Note: Scala does list the expected performance characteristics of the collections but it doesn’t show the relative performance of the types.
Two very common scenarios are appending to a collection (e.g. reading from a file or database cursor) and then iterating through the collection. It’s widely known that prepending to a list then reversing it can yield greater performance (for some implementations) so I also tried this.

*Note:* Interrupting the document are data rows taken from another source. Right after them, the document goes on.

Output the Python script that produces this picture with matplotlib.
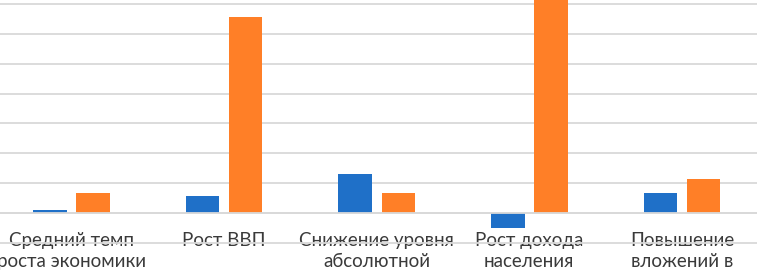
import numpy as np
import matplotlib
matplotlib.use('Agg')
import matplotlib.pyplot as plt

plt.rcParams['font.family'] = ['Lato', 'DejaVu Sans']

# categories (labels are cut by the crop at the bottom)
categories = ['Средний темп\nроста экономики', 'Рост ВВП',
              'Снижение уровня\nабсолютной', 'Рост дохода\nнаселения',
              'Повышение\nвложений в']
blue_vals = [0.09, 0.56, 1.30, -0.50, 0.65]
orange_vals = [0.65, 6.58, 0.68, 7.40, 1.15]

blue = '#1f70c8'
orange = '#ff7f27'
grid_col = '#d9d9d9'

x = np.arange(len(categories))
w = 0.22
off = 0.1415

fig = plt.figure(figsize=(7.57, 2.73), dpi=100)
ax = fig.add_axes([0, 0, 1, 1])

ax.bar(x - off, blue_vals, w, color=blue, zorder=2)
ax.bar(x + off, orange_vals, w, color=orange, zorder=2)

ax.set_xlim(-0.4685, 4.492)
ax.set_ylim(-2.02, 7.14)
ax.set_yticks(range(-1, 8))
ax.yaxis.grid(True, color=grid_col, lw=1.3)
ax.set_axisbelow(True)
ax.tick_params(axis='y', left=False, labelleft=False)

for s in ['left', 'right', 'top']:
    ax.spines[s].set_visible(False)
ax.spines['bottom'].set_position(('data', 0))
ax.spines['bottom'].set_color(grid_col)
ax.spines['bottom'].set_linewidth(1.3)

ax.set_xticks(x)
ax.set_xticklabels(categories, fontsize=13.5, color='#3a3a3a', linespacing=1.25)
ax.tick_params(axis='x', length=0, pad=14)

fig.savefig('out.png', dpi=100)
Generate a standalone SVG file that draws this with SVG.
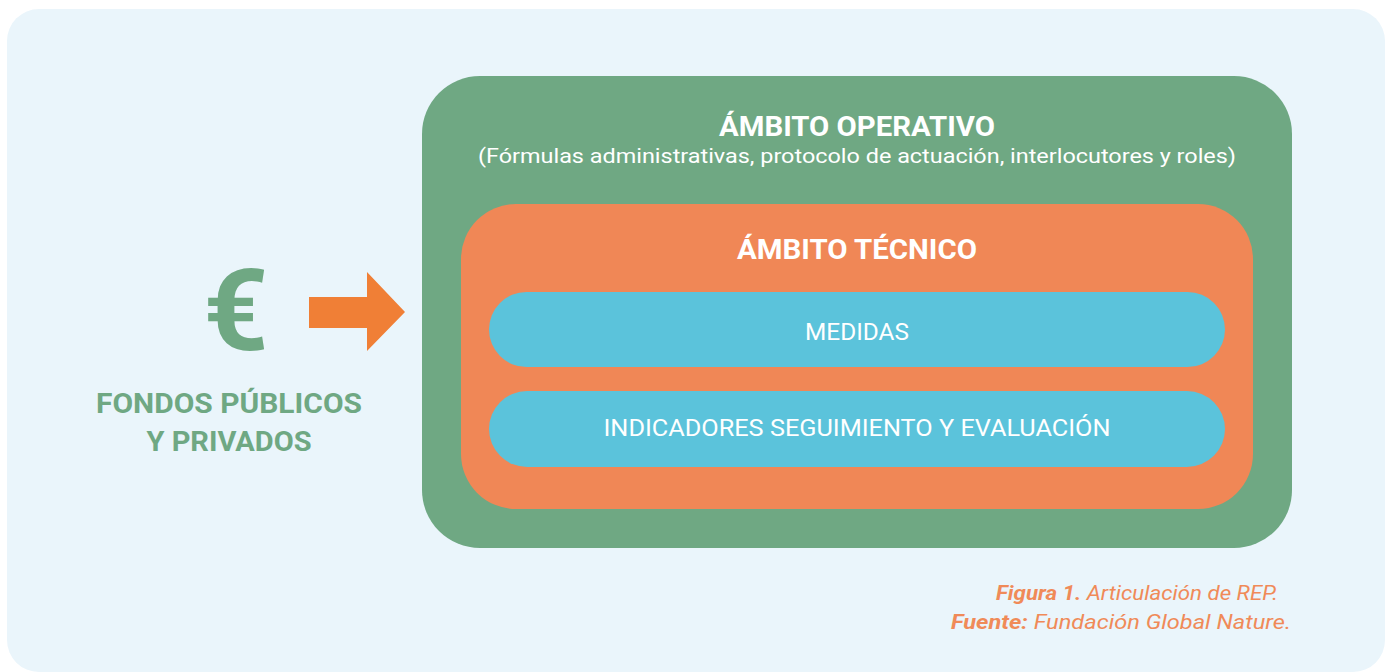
<svg xmlns="http://www.w3.org/2000/svg" width="1389" height="672" viewBox="0 0 1389 672">
<style>
text{font-family:Roboto,"Noto Sans","Liberation Sans",sans-serif;}
.w{fill:#ffffff;text-anchor:middle;}
.b{font-weight:700;}
.g{fill:#6fa883;}
.c{fill:#f08a58;font-style:italic;font-size:21px;text-anchor:end;}
</style>
<rect x="7" y="9" width="1378" height="663" rx="32" fill="#eaf5fb"/>
<g id="operativo">
<rect x="422" y="76" width="870" height="472" rx="58" fill="#6fa883"/>
<text class="w b" x="857" y="136" font-size="28" textLength="276" lengthAdjust="spacingAndGlyphs">ÁMBITO OPERATIVO</text>
<text class="w" x="857" y="163" font-size="20" textLength="758" lengthAdjust="spacingAndGlyphs">(Fórmulas administrativas, protocolo de actuación, interlocutores y roles)</text>
</g>
<g id="tecnico">
<rect x="461" y="204" width="792" height="305" rx="55" fill="#f08756"/>
<text class="w b" x="857" y="259" font-size="28" textLength="240" lengthAdjust="spacingAndGlyphs">ÁMBITO TÉCNICO</text>
</g>
<g id="medidas">
<rect x="489" y="292" width="736" height="75" rx="37.5" fill="#5bc3db"/>
<text class="w" x="857" y="340" font-size="23" textLength="104" lengthAdjust="spacingAndGlyphs">MEDIDAS</text>
</g>
<g id="indicadores">
<rect x="489" y="391" width="736" height="76" rx="38" fill="#5bc3db"/>
<text class="w" x="857" y="436" font-size="23" textLength="507" lengthAdjust="spacingAndGlyphs">INDICADORES SEGUIMIENTO Y EVALUACIÓN</text>
</g>
<g id="fondos">
<text class="g b" x="236" y="350" font-size="114" text-anchor="middle">€</text>
<text class="g b" x="229" y="413" font-size="28" text-anchor="middle" textLength="266" lengthAdjust="spacingAndGlyphs">FONDOS PÚBLICOS</text>
<text class="g b" x="229" y="451" font-size="28" text-anchor="middle" textLength="165" lengthAdjust="spacingAndGlyphs">Y PRIVADOS</text>
</g>
<g id="connectors">
<polygon points="309,297 367,297 367,272 405,312 367,351 367,328 309,328" fill="#f07f36"/>
</g>
<g id="caption">
<text class="c" x="1278" y="600" textLength="282" lengthAdjust="spacingAndGlyphs"><tspan font-weight="700">Figura 1.</tspan> Articulación de REP.</text>
<text class="c" x="1291" y="629" textLength="340" lengthAdjust="spacingAndGlyphs"><tspan font-weight="700">Fuente:</tspan> Fundación Global Nature.</text>
</g>
</svg>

As you can see in the source code, all I am doing is iterating through a list of 1000 Ints and appending each element to a collection of a given type. It’s trivial but it’s also very common. Here are the results:
Appending
Appending 1000 elements to the given collection. Benchmarks marked with M use mutable collections
| Collection | Throughput (ops/s) |
|---|---|
| M ArrayBuffer | 173,677 |
| M ArrayBuilder | 117,886 |
| M ListBuffer | 69,692 |
| List (prepend) | 60,677 |
| M Array * | 49,790 |
| M ListBuffer (prepend) | 39,799 |
| Queue | 38,482 |
| M MutableQueue | 30,996 |
| M MutableList | 30,839 |
| Stack (prepend) | 29,370 |
| Vector (prepend) | 26,910 |
| Vector | 26,882 |
| M MutableQueue (prepend) | 17,007 |
| M ArrayBuffer (prepend) | 16,634 |
| M MutableList (prepend) | 16,047 |
| Array (using a view) ** | 14,604 |
| Queue (prepend) | 353 |
| List | 307 |
| Stack | 98 |
* As you can see in the source, I actually allocated a 1000 element array then copied each element into the slot so it’s not strictly an append operation. Whether this is a valid benchmark is subject to interpretation. see “array-comparison” (below) also
** For the Array benchmarks I need to get the current index of the source List. I’ve done this using zipWithIndex. A common optimisation when using zipWithIndex is to call it on a view however this yields worse performance! As I’ve said many times before - don’t assume A will be quicker than B - prove it! The overhead of the optimisation quite often outweighs the performance gains.
Mutable vs Immutable collections
We can get very good performance out of the standard immutable List. Don’t assume that immutable collections are inherently slow - they’re not.
Lists
Immutable lists offer good performance and as you’ll see in the traversal benchmarks, traversal is also performant. Prepending to an immutable list then reversing it is much faster than simply appending. This is to be expected but the magnitude of the difference surprised me.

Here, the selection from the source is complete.